▶ Task instructions
The required output consists solely of the lines from the top of the listing through the line containing "80, 90, 100];", transcribed exactly.

▶ Provided data
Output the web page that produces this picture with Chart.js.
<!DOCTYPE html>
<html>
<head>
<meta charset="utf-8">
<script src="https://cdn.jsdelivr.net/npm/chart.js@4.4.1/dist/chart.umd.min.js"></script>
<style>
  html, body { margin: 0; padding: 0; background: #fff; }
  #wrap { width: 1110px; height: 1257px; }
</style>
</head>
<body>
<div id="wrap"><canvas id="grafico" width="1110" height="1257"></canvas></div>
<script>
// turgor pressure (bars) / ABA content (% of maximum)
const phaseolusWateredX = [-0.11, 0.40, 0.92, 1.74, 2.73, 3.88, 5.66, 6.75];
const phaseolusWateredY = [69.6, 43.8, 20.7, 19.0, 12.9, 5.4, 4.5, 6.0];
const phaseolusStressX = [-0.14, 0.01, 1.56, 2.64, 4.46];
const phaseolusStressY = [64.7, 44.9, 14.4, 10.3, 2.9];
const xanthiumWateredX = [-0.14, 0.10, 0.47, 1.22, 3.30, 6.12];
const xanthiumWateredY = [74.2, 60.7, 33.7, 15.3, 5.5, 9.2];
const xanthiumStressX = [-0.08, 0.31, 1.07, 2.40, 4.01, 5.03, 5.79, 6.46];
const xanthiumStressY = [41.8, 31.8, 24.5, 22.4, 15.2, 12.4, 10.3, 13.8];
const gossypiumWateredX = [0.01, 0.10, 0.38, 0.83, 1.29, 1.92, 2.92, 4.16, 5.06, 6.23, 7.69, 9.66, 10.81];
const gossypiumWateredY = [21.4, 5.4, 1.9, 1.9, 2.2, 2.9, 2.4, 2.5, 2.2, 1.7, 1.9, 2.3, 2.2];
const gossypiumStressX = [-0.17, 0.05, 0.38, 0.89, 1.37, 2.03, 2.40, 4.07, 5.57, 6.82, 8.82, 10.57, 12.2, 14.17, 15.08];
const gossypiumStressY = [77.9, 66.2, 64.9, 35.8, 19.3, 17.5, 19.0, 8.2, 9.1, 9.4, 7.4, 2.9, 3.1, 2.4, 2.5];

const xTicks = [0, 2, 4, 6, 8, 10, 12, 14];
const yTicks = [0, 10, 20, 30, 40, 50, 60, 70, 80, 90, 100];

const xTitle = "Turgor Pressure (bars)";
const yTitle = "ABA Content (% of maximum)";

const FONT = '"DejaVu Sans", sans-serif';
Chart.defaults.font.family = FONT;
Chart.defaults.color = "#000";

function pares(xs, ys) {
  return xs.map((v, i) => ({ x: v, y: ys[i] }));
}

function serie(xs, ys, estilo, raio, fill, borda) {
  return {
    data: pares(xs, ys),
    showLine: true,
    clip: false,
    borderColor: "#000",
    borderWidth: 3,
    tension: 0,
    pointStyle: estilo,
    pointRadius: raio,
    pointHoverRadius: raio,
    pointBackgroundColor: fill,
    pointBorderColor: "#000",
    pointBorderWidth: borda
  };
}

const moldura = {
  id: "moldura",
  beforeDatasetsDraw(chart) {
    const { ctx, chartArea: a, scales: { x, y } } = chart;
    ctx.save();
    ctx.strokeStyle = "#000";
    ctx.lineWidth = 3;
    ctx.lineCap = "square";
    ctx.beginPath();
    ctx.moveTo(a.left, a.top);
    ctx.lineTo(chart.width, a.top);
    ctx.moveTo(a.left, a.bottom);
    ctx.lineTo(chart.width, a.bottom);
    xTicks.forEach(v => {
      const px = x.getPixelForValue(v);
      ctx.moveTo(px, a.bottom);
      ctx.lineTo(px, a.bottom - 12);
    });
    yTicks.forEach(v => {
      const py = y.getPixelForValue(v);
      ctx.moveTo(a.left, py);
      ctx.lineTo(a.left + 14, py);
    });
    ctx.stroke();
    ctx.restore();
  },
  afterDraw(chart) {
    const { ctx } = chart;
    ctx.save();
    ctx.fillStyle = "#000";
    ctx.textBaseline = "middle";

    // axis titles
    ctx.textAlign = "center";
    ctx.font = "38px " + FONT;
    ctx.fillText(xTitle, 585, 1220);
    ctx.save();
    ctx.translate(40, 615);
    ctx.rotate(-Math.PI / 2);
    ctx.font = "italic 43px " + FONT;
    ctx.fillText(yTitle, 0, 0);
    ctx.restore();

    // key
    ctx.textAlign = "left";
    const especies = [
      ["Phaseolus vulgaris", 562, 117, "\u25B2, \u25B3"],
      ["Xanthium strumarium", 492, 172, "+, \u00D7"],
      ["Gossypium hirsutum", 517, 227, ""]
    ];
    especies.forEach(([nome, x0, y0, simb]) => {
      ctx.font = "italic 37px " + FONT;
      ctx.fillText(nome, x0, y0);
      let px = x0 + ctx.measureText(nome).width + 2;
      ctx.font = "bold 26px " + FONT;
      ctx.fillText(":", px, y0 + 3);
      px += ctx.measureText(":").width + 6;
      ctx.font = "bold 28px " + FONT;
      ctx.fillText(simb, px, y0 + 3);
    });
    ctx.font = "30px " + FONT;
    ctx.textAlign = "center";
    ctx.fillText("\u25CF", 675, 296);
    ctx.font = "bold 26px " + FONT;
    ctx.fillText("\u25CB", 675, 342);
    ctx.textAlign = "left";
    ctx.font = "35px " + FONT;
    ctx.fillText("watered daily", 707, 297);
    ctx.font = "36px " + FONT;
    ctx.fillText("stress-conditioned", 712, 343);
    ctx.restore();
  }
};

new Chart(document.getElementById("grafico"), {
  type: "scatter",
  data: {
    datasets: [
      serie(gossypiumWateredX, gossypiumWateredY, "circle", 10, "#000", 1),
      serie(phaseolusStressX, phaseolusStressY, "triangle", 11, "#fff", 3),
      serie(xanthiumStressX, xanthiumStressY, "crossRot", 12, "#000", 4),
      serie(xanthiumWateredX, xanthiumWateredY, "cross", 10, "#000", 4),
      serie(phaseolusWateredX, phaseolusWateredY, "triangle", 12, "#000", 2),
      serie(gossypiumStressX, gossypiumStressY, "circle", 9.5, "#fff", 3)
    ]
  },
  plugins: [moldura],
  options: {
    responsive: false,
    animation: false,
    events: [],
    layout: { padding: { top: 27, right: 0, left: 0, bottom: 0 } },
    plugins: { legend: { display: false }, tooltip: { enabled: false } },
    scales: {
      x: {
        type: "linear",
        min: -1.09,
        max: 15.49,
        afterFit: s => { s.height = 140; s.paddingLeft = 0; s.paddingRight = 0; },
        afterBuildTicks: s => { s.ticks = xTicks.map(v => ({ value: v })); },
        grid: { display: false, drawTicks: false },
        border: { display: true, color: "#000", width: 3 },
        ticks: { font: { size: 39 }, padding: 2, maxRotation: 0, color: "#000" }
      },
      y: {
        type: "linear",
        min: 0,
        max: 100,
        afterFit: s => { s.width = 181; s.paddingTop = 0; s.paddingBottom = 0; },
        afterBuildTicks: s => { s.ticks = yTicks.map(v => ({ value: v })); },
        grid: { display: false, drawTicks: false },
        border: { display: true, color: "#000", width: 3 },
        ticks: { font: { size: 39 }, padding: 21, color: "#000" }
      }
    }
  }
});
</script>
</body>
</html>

▶ Result for this exercise
Output the web page that produces this picture with Chart.js.
<!DOCTYPE html>
<html>
<head>
<meta charset="utf-8">
<script src="https://cdn.jsdelivr.net/npm/chart.js@4.4.1/dist/chart.umd.min.js"></script>
<style>
  html, body { margin: 0; padding: 0; background: #fff; }
  #wrap { width: 1110px; height: 1257px; }
</style>
</head>
<body>
<div id="wrap"><canvas id="grafico" width="1110" height="1257"></canvas></div>
<script>
// turgor pressure (bars) / ABA content (% of maximum)
const phaseolusWateredX = [-0.11, 0.40, 0.92, 1.74, 2.73, 3.88, 5.66, 6.75];
const phaseolusWateredY = [69.6, 43.8, 20.7, 19.0, 12.9, 5.4, 4.5, 6.0];
const phaseolusStressX = [-0.14, 0.01, 1.56, 2.64, 4.46];
const phaseolusStressY = [64.7, 44.9, 14.4, 10.3, 2.9];
const xanthiumWateredX = [-0.14, 0.10, 0.47, 1.22, 3.30, 6.12];
const xanthiumWateredY = [74.2, 60.7, 33.7, 15.3, 5.5, 9.2];
const xanthiumStressX = [-0.08, 0.31, 1.07, 2.40, 4.01, 5.03, 5.79, 6.46];
const xanthiumStressY = [41.8, 31.8, 24.5, 22.4, 15.2, 12.4, 10.3, 13.8];
const gossypiumWateredX = [0.01, 0.10, 0.38, 0.83, 1.29, 1.92, 2.92, 4.16, 5.06, 6.23, 7.69, 9.66, 10.81];
const gossypiumWateredY = [21.4, 5.4, 1.9, 1.9, 2.2, 2.9, 2.4, 2.5, 2.2, 1.7, 1.9, 2.3, 2.2];
const gossypiumStressX = [-0.17, 0.05, 0.38, 0.89, 1.37, 2.03, 2.40, 4.07, 5.57, 6.82, 8.82, 10.57, 12.2, 14.17, 15.08];
const gossypiumStressY = [77.9, 66.2, 64.9, 35.8, 19.3, 17.5, 19.0, 8.2, 9.1, 9.4, 7.4, 2.9, 3.1, 2.4, 2.5];

const xTicks = [0, 2, 4, 6, 8, 10, 12, 14];
const yTicks = [0, 10, 20, 30, 40, 50, 60, 70, 80, 90, 100];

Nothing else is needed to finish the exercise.